Alchemical Translation

The alchemical process modeled here is not a heroic quest but a contemplative return to the origin and a conscious recognition of the emanations. The modern journey of individuation often begins in a state of confusion—a muddy delta where the rivers of feeling, thought, sensation, and intuition are hopelessly commingled. We feel our thinking, think our feelings, and lose touch with the nourishing underground stream of instinct.

Individuation is the labor of tracing the mighty, confused rivers of our life back to their singular source in the soul’s garden.

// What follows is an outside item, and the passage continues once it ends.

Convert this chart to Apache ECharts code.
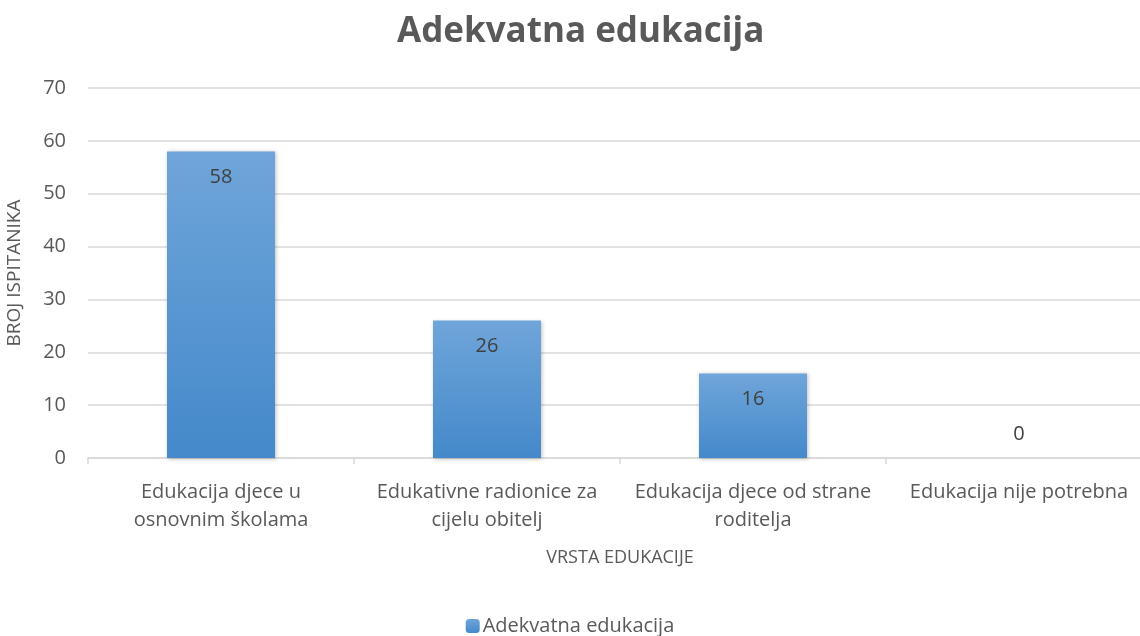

The “work” is to follow each river upstream, to differentiate the functions. This means consciously developing the underused ones (e.g., the thinker learning to feel, the intuitive learning to sense) and bringing order to the overdeveloped ones. We trace the Tigris of our sharp intellects, the Euphrates of our broad visions, the Pishon of our cherished values, and the Gihon of our bodily wisdom back to their common origin.

The goal of this psychic transmutation is not to return to the undifferentiated spring and stay there—that would be unconsciousness. The goal is to become the garden itself: the conscious, grounded space where the source resides and from which the four rivers flow forth in harmony. It is to achieve a differentiated wholeness, where one acts from a center that knows and wisely directs its own diverse energies out into the world. The individual becomes a true microcosm: a centered self from which the four rivers of a complete life consciously water their own world.